The book seems written for a fairly savvy readership, one that knows not only something as remedial as the fact that bourbon doesn’t have to come from Kentucky, but also what they already like in a whiskey based on mash bills, distillation styles, and tasting notes like “Band-Aids” or “Atomic Fireball up front” or “sotol.” It’s also not necessarily a consumer guide. With a few exceptions, no one bottle is more recommended than any other (let alone not recommended) and there’s no real frame of reference for new whiskey enthusiasts (i.e., “if you’re usually buying Maker’s Mark, try this!”).

Martini also assumes that anyone shelling out 35 bucks for this book already knows the backstories, some more convoluted and controversial than others, of such quintessential Texas distilleries as Garrison Brothers, Balcones, and Firestone & Robertson. At one point in the Garrison chapter, Martini writes “polarizing whiskey be damned” sans explanation; it took a little research to learn that veteran Kentucky bourbon writers Fred Minnick and Lew Bryson included Garrison Brothers’ Cowboy Whiskey on their list of the “10 worst whiskeys of the decade.”  “Polarizing” was their adjective.

The Texceptionalism can also be poured on a bit thick. Dan Garrison’s boast aside, the book gives the impression that Texas and Texas alone is giving Kentucky a run for its money. Martini writes as though Texas is uniquely plucky and tradition-busting, when innovations are also happening in other states. It’s just that Texas has a whole lot more of everything. (And, to be fair, it’s a Texas book.)
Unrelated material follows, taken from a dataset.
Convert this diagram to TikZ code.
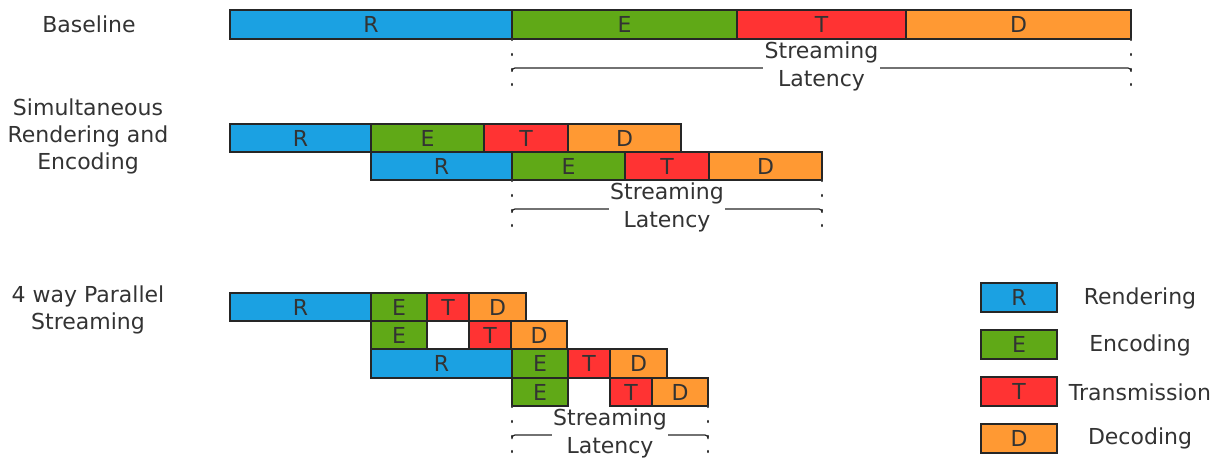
\documentclass[tikz,border=0pt]{standalone}
\usepackage{fontspec}
\setmainfont{DejaVu Sans}
\definecolor{cR}{HTML}{1BA1E2}
\definecolor{cE}{HTML}{60A917}
\definecolor{cT}{HTML}{FF3333}
\definecolor{cD}{HTML}{FF9933}
\definecolor{txt}{HTML}{333333}
\tikzset{
  box/.style={draw=black!85, line width=1.3pt, inner sep=0pt, outer sep=0pt, text=black!80,
    font=\fontsize{22}{26}\selectfont},
  rend/.style={box, fill=cR},
  enc/.style={box, fill=cE},
  tra/.style={box, fill=cT},
  dec/.style={box, fill=cD},
  lbl/.style={align=center, text=txt, font=\fontsize{22}{27}\selectfont, inner sep=0pt},
  dotline/.style={draw=txt, line width=2.4pt, dash pattern=on 1pt off 14pt, line cap=round},
  bracketline/.style={draw=black!85, line width=1.2pt, rounded corners=3pt},
  latlbl/.style={align=center, text=txt, fill=white, inner sep=1.5pt,
    font=\fontsize{22}{28}\selectfont}
}
\newcommand\seg[7]{%
  \node[#6, minimum width={(#3-#2)*1pt}, minimum height={(#5-#4)*1pt}] (#1) at ({(#2+#3)/2},{(#4+#5)/2}) {#7};}
\begin{document}
\begin{tikzpicture}[x=1pt,y=-1pt]
\useasboundingbox (0,0) rectangle (1221,462);
% left labels
\node[lbl] (l1) at (89,24) {Baseline};
\node[lbl] (l2) at (88,136) {Simultaneous\\Rendering and\\Encoding};
\node[lbl] (l3) at (88,309.5) {4 way Parallel\\Streaming};
% Baseline row
\seg{aR}{230}{512}{10}{39}{rend}{R}
\seg{aE}{512}{737}{10}{39}{enc}{E}
\seg{aT}{737}{906}{10}{39}{tra}{T}
\seg{aD}{906}{1131}{10}{39}{dec}{D}
% Simultaneous rows
\seg{bR1}{230}{371}{124}{152}{rend}{R}
\seg{bE1}{371}{484}{124}{152}{enc}{E}
\seg{bT1}{484}{568}{124}{152}{tra}{T}
\seg{bD1}{568}{681}{124}{152}{dec}{D}
\seg{bR2}{371}{512}{152}{180}{rend}{R}
\seg{bE2}{512}{625}{152}{180}{enc}{E}
\seg{bT2}{625}{709}{152}{180}{tra}{T}
\seg{bD2}{709}{822}{152}{180}{dec}{D}
% 4 way parallel rows
\seg{cR1}{230}{371}{293}{321}{rend}{R}
\seg{cE1}{371}{427}{293}{321}{enc}{E}
\seg{cT1}{427}{469}{293}{321}{tra}{T}
\seg{cD1}{469}{526}{293}{321}{dec}{D}
\seg{cE2}{371}{427}{321}{349}{enc}{E}
\seg{cT2}{469}{511}{321}{349}{tra}{T}
\seg{cD2}{511}{567}{321}{349}{dec}{D}
\seg{cR3}{371}{512}{349}{378}{rend}{R}
\seg{cE3}{512}{568}{349}{378}{enc}{E}
\seg{cT3}{568}{610}{349}{378}{tra}{T}
\seg{cD3}{610}{667}{349}{378}{dec}{D}
\seg{cE4}{512}{568}{378}{406}{enc}{E}
\seg{cT4}{610}{652}{378}{406}{tra}{T}
\seg{cD4}{652}{708}{378}{406}{dec}{D}
% latency markers
\coordinate (a1) at (512,86); \coordinate (a2) at (1131,86);
\draw[dotline] (aE.south west) -- (a1);
\draw[dotline] (aD.south east) -- (a2);
\draw[bracketline] (512,72) -- (512,68) -- (1131,68) -- (1131,72);
\node[latlbl] (la) at (821.5,66) {Streaming\\Latency};
\coordinate (b1) at (512,227); \coordinate (b2) at (822,227);
\draw[dotline] (bE2.south west) -- (b1);
\draw[dotline] (bD2.south east) -- (b2);
\draw[bracketline] (512,213) -- (512,209) -- (822,209) -- (822,213);
\node[latlbl] (lb) at (667,207) {Streaming\\Latency};
\coordinate (c1) at (512,453); \coordinate (c2) at (708,453);
\draw[dotline] (cE4.south west) -- (c1);
\draw[dotline] (cD4.south east) -- (c2);
\draw[bracketline] (512,439) -- (512,435) -- (708,435) -- (708,439);
\node[latlbl] (lc) at (610,433) {Streaming\\Latency};
% legend
\seg{kR}{981}{1057}{283}{312}{rend}{R}
\seg{kE}{981}{1057}{330}{359}{enc}{E}
\seg{kT}{981}{1057}{377}{406}{tra}{T}
\seg{kD}{981}{1057}{424}{453}{dec}{D}
\node[lbl] (tR) at (1140,298) {Rendering};
\node[lbl] (tE) at (1140,345) {Encoding};
\node[lbl] (tT) at (1140,392) {Transmission};
\node[lbl] (tD) at (1140,438) {Decoding};
\end{tikzpicture}
\end{document}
“If we’re this good at making whiskey now, just wait until we’re 200 years in,” Martini writes. And later: “If you don’t think we’re the best, you will soon enough, and if you don’t, well, bless your heart!” That well-placed twist of the linguistic knife aside, Martini’s use of the first-person plural makes it clear that he is rooting for the Texas whiskey business almost as if it were the Dallas Cowboys or the University of Texas Longhorns. But why not? At least the distilleries are doing better than the football teams.